I'm so very glad to have brought you and your Dad some happiness.
I'm also a huge train fan and I'm lucky enough to live less than a hundred metres from the Sydney-Melbourne line which shares the right-of-way with the Shepparton and Albury/Wodonga lines, so there's lots of train watching to be done.
Here's a couple of shots taken out the back gate:
A Ghan locomotive ("Sandfly II") enroute from the Junee Railway Workshops, NSW to Adelaide, SA
As luck would also have it, the
Tramway Museum Society of Victoria site at Bylands is a mere 10 minutes down the road from here. As soon as the weather improves a bit I'll head on down there with my trusty Olympus and take a few snaps to post here.
Now, perhaps a quiz for cricket people?
A free cookie for people that can name the place and the occasion:
As Damien said, it's the Sydney Cricket Ground but I don't know enough to get the 'horrible umpiring' reference.
My guess is that it's the Second Test of the 2011-12 Border–Gavaskar Trophy Series. The 100th Test Match to be played at the SCG.
Which reminds me (as have the ads for that cricket show that were on during the Olympics) of a myth I've been meaning to bust for a while.
When I was in my late teens and early 20s we (the class I was going through Army technical training with) were just about fixtures at the matches played at the SCG in the early to mid 70s. We'd rock up nice and early to get ourselves a good possie on the Hill and bolt down the first two (of a great many) 26 oz cans of foaming, frosty Fosters as quick as we could so we'd have something to stand on to get a better view.
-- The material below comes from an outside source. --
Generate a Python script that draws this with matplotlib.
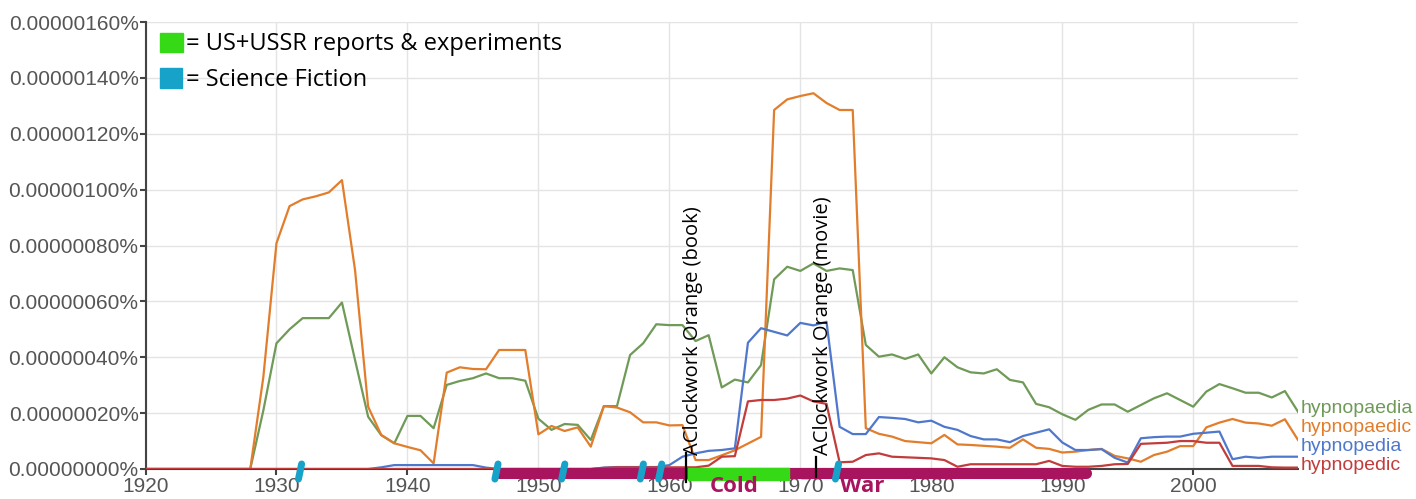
"""Google Ngram chart for hypnopaedia variants, with hand-drawn style notes."""

import matplotlib

matplotlib.use("Agg")
import matplotlib.pyplot as plt
from matplotlib.patches import Rectangle
from matplotlib.ticker import FuncFormatter, MultipleLocator

# values in units of 1e-8 percent
years = list(range(1920, 2009))

hypnopaedia = [
    0, 0, 0, 0, 0, 0, 0, 0, 0, 21,
    45, 50, 54, 54, 54, 59.6, 39, 18.7, 12.1, 9.2,
    19, 19, 14.6, 30.1, 31.5, 32.5, 34.2, 32.5, 32.5, 31.6,
    18, 14, 16.1, 15.8, 10.4, 22.5, 22.5, 40.8, 45, 51.8,
    51.5, 51.5, 45.8, 47.9, 29.2, 32, 31, 37.2, 67.9, 72.4,
    70.9, 73.6, 70.9, 71.8, 71.2, 44.4, 40.2, 41, 39.4, 41,
    34.2, 40, 36.4, 34.6, 34.2, 35.7, 31.9, 31, 23.3, 22.1,
    19.6, 17.6, 21.2, 23.1, 23.1, 20.5, 22.9, 25.3, 27.1, 24.7,
    22.3, 27.7, 30.4, 28.9, 27.3, 27.3, 25.6, 27.9, 20.5,
]
hypnopaedic = [
    0, 0, 0, 0, 0, 0, 0, 0, 0, 33,
    80.8, 94.1, 96.5, 97.6, 99, 103.4, 71.2, 22.3, 12.2, 9.2,
    7.9, 6.7, 2, 34.5, 36.4, 35.8, 35.7, 42.6, 42.6, 42.6,
    12.4, 15.4, 13.6, 14.9, 8, 22.5, 22, 20.3, 16.7, 16.7,
    15.6, 15.7, 3.2, 3.2, 4.9, 6.7, 9.1, 11.5, 128.5, 132.3,
    133.5, 134.5, 131, 128.5, 128.5, 14.6, 12.6, 11.6, 10, 9.6,
    9.2, 12.2, 8.8, 8.6, 8.3, 8, 7.6, 10.6, 7.6, 7.2,
    5.9, 6.2, 6.8, 7.2, 4.7, 3.8, 2.6, 5, 6.2, 8.2,
    8.2, 14.9, 16.6, 17.9, 16.6, 16.3, 15.5, 17.8, 10.4,
]
hypnopedia = [
    0, 0, 0, 0, 0, 0, 0, 0, 0, 0,
    0, 0, 0, 0, 0, 0, 0, 0, 0.6, 1.4,
    1.4, 1.4, 1.4, 1.4, 1.4, 1.4, 0.5, 0, 0, 0,
    0, 0, 0, 0, 0, 0.5, 0.7, 0.7, 0.7, 0.7,
    1.4, 4.4, 5.6, 6.5, 6.8, 7.4, 45.2, 50.4, 49.1, 47.8,
    52.3, 51.4, 52.7, 15.1, 12.5, 12.5, 18.6, 18.3, 17.9, 16.7,
    17.3, 15.1, 14, 11.8, 10.6, 10.6, 9.6, 11.8, 13, 14.2,
    9.5, 6.8, 6.8, 7.1, 4, 2.3, 11, 11.4, 11.6, 11.6,
    12.6, 13, 13.4, 3.5, 4.4, 4, 4.4, 4.4, 4.4,
]
hypnopedic = [
    0, 0, 0, 0, 0, 0, 0, 0, 0, 0,
    0, 0, 0, 0, 0, 0, 0, 0, 0, 0,
    0, 0, 0, 0, 0, 0, 0, 0, 0, 0,
    0, 0, 0, 0, 0, 0.4, 0.6, 0.6, 0.6, 0.6,
    0.6, 0.6, 0.6, 1.2, 4.4, 4.6, 24.2, 24.7, 24.7, 25.2,
    26.3, 24.2, 23.3, 2.4, 2.6, 5, 5.6, 4.4, 4.2, 4,
    3.8, 3.2, 0.8, 1.7, 1.7, 1.7, 1.7, 1.7, 1.7, 2.9,
    1.1, 0.8, 0.8, 1.1, 1.7, 1.8, 9, 9.2, 9.4, 10,
    10, 9.4, 9.4, 1.1, 1.1, 1.1, 0.6, 0.5, 0.5,
]

series_names = ["hypnopaedia", "hypnopaedic", "hypnopedia", "hypnopedic"]
series_values = [hypnopaedia, hypnopaedic, hypnopedia, hypnopedic]
series_colors = ["#6f9a58", "#e27d2c", "#4f78cc", "#c23c3c"]

# hand-drawn notes
cold_war_span = (1947, 1991.8)
experiments_span = (1961.4, 1969.1)
scifi_years = [1931.8, 1946.8, 1951.9, 1957.9, 1959.3, 1972.8]
book_year = 1961.25
movie_year = 1971.2

MAGENTA = "#a8145e"
CYAN = "#17a2c9"
LIME = "#35d915"
HAND_FONT = ["Open Sans", "DejaVu Sans"]

W, H = 1416, 499
fig = plt.figure(figsize=(W / 100, H / 100), dpi=100)
ax = fig.add_axes([145.5 / W, 30 / H, (1298 - 145.5) / W, 447 / H])

for name, values, color in zip(series_names, series_values, series_colors):
    ax.plot(years, values, color=color, linewidth=1.6, zorder=3)

ax.set_xlim(1920, 2008)
ax.set_ylim(0, 160)
ax.xaxis.set_major_locator(MultipleLocator(10))
ax.yaxis.set_major_locator(MultipleLocator(20))
ax.yaxis.set_major_formatter(FuncFormatter(lambda v, _: f"{v * 1e-8:.8f}%"))
ax.grid(True, color="#e4e4e4", linewidth=1.0, zorder=0)
ax.set_axisbelow(True)
for side in ("top", "right"):
    ax.spines[side].set_visible(False)
for side in ("left", "bottom"):
    ax.spines[side].set_color("#444444")
    ax.spines[side].set_linewidth(1.5)
ax.tick_params(axis="both", colors="#444444", length=4, width=1.5,
               labelsize=15, labelcolor="#555555")
ax.tick_params(axis="x", pad=2)
ax.tick_params(axis="y", pad=1)
for label in ax.get_xticklabels() + ax.get_yticklabels():
    label.set_fontfamily("Liberation Sans")

# series names at the right end, pushed apart so they don't overlap
order = sorted(range(len(series_names)), key=lambda i: series_values[i][-1])
label_y = {}
prev = None
for i in order:
    y = max(series_values[i][-1], 1.4)
    if prev is not None:
        y = max(y, prev + 6.8)
    label_y[i] = y
    prev = y
for i, name in enumerate(series_names):
    ax.text(2008.2, label_y[i], name, color=series_colors[i], fontsize=14,
            family="Liberation Sans", va="center", ha="left", clip_on=False)

# Cold War marker along the axis
ax.plot(cold_war_span, [-1.3, -1.3], color=MAGENTA, linewidth=8,
        solid_capstyle="round", clip_on=False, zorder=5)
ax.add_patch(Rectangle((experiments_span[0], -3.9),
                       experiments_span[1] - experiments_span[0], 4.3,
                       color=LIME, clip_on=False, zorder=6))
for yr in scifi_years:
    ax.plot([yr - 0.12, yr + 0.12], [-3.6, 1.8], color=CYAN, linewidth=5,
            solid_capstyle="round", clip_on=False, zorder=7)

fig.text(734 / W, 1.5 / H, "Cold", color=MAGENTA, fontsize=16, fontweight="bold",
         family=HAND_FONT, ha="center", va="bottom")
fig.text(862 / W, 1.5 / H, "War", color=MAGENTA, fontsize=16, fontweight="bold",
         family=HAND_FONT, ha="center", va="bottom")

# A Clockwork Orange notes
ax.plot([book_year, book_year], [-4.5, 5.8], color="black", linewidth=1.6,
        clip_on=False, zorder=8)
ax.text(book_year + 0.55, 5, "AClockwork Orange (book)", rotation=90,
        fontsize=14.5, family=HAND_FONT, ha="center", va="bottom", zorder=8)
ax.plot([movie_year, movie_year], [-2.8, 4.2], color="black", linewidth=1.6,
        clip_on=False, zorder=8)
ax.text(movie_year + 0.5, 5, "AClockwork Orange (movie)", rotation=90,
        fontsize=14.5, family=HAND_FONT, ha="center", va="bottom", zorder=8)

# hand-drawn legend
fig.patches.append(Rectangle((160 / W, 1 - 52 / H), 23 / W, 19 / H,
                             color=LIME, transform=fig.transFigure))
fig.patches.append(Rectangle((160 / W, 1 - 88 / H), 22 / W, 20 / H,
                             color=CYAN, transform=fig.transFigure))
fig.text(186 / W, 1 - 44 / H, "= US+USSR reports & experiments", fontsize=17,
         family=HAND_FONT, va="center", ha="left")
fig.text(186 / W, 1 - 80 / H, "= Science Fiction", fontsize=17,
         family=HAND_FONT, va="center", ha="left")

fig.savefig("out.png", dpi=100)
Obviously the strategy had a few problems, especially later on in the day, but let me tell you - the idea that Australians have never drunk Fosters is totally without basis in fact.
In fact, we had a little song about it which was quite often used as part of the good natured ribbing that went on between us and the Barmy Army.
Sung to the tune of
Clementine . . .
Fosters Lager, Fosters Lager
In a bottle or a glass.
It's the health food of the nation,
stick yer ice cream up yer arse!
This was, as some few among us may remember, a parody of the Peters Ice Cream jingle.